Nominato da Renzi, ma senza agganci politici (“non ho conoscenze né a Roma né a Milano, al di fuori dei miei contatti istituzionali”, precisa) Claudio Descalzi scade la prossima primavera e la poltrona scotta. “Qualcosa all’Eni deve cambiare” ripete il grillino Stefano Buffagni viceministro dello Sviluppo. Il manager potrebbe farsi forza dei risultati raggiunti, però non basta. La variabile politica si incontra con quella giudiziaria. Da sei anni pende come una spada di Damocle l’inchiesta sulle tangenti che sarebbero state pagate in Nigeria dalla Shell e dall’Eni allora guidata da Scaroni, con Descalzi responsabile delle attività estrattive e produttive. Anche il Dipartimento di stato americano ha investigato (l’Eni è quotata a Wall Street), ma nel settembre scorso ha chiuso l’indagine perché non ha trovato nulla e lo ha messo nero su bianco. Poi c’è la tegola che viene dal Lussemburgo sul presunto conflitto d’interessi che coinvolge la moglie di Descalzi, Madeleine Ingoba, cittadina italiana e congolese, la quale avrebbe investito in una società del Congo, la Petrolservice che forniva servizi logistici all’Eni, così come ad altre società petrolifere. Finora c’è tanto fumo e già s’intravede lo spettro del caso Finmeccanica: le mazzette per la vendita di elicotteri all’India non c’erano, il fatto non sussiste, gli imputati sono stati assolti, ma il più grande gruppo italiano della difesa è stato azzoppato e ha dovuto persino cambiar nome.

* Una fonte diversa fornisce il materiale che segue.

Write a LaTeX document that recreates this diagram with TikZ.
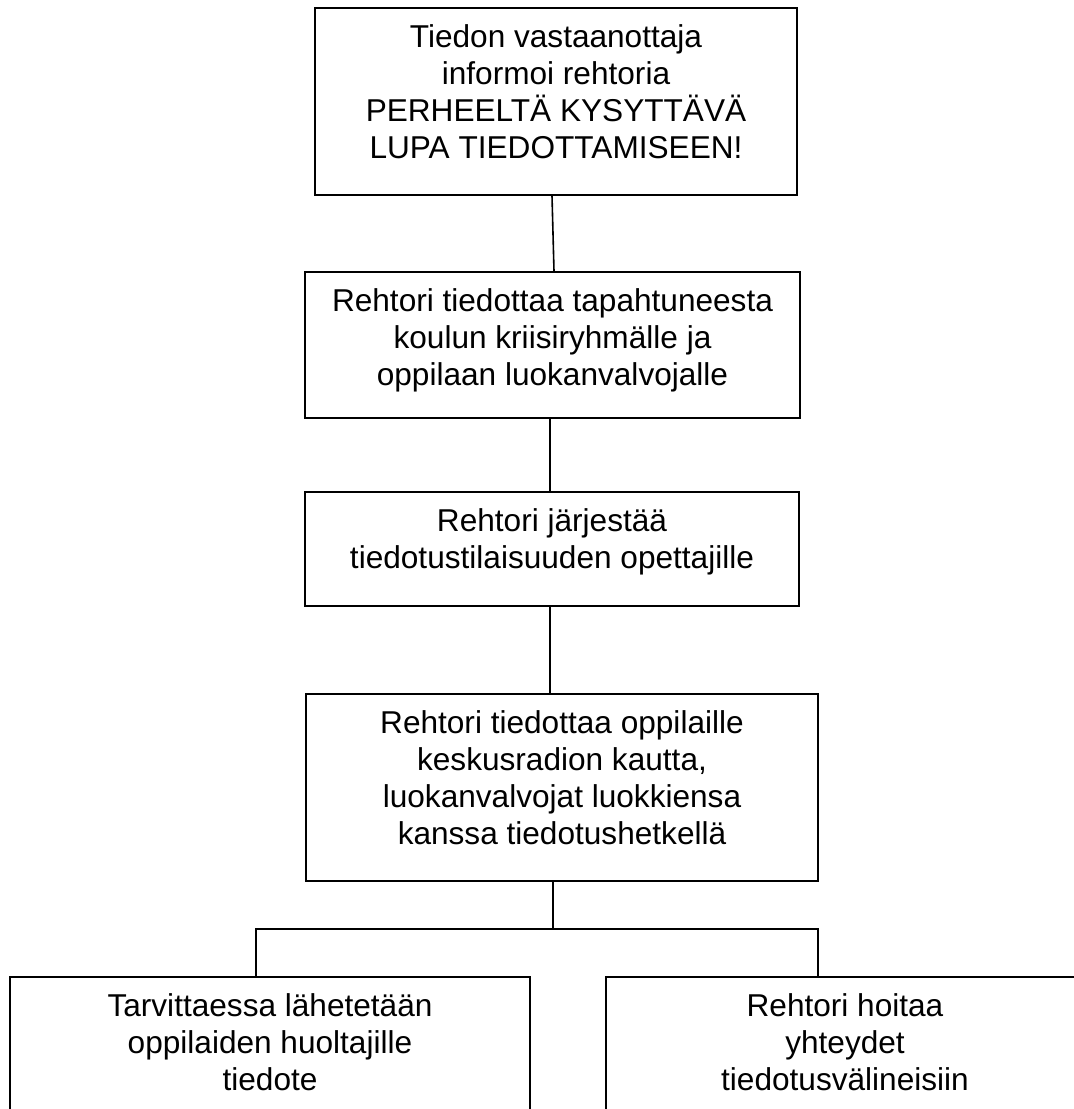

Può darsi che gli errori del passato servano da lezione per il futuro. Può darsi che l’azionista di riferimento, il governo attraverso la Cdp che possiede il 25,76 per cento e il Tesoro con il 4,34 per cento, voglia salvaguardare una compagnia strategica, uno dei pochi campioni non solo nazionali, ma multinazionali. L’Eni è un grande gruppo, ha una tecnostruttura complessa, i tempi dell’uomo solo al comando, quelli dei Mattei o dei Cefis sono finiti, tuttavia il fattore umano resta determinante, ancor più nell’aspro mondo dell’oro nero dove dal Texas al mare del Nord, per non parlare del medio oriente o dell’Africa, conta la fiducia, la chimica personale; e dove guardare oltre la nebbia, vedere quel che non si deve, è una questione di sopravvivenza.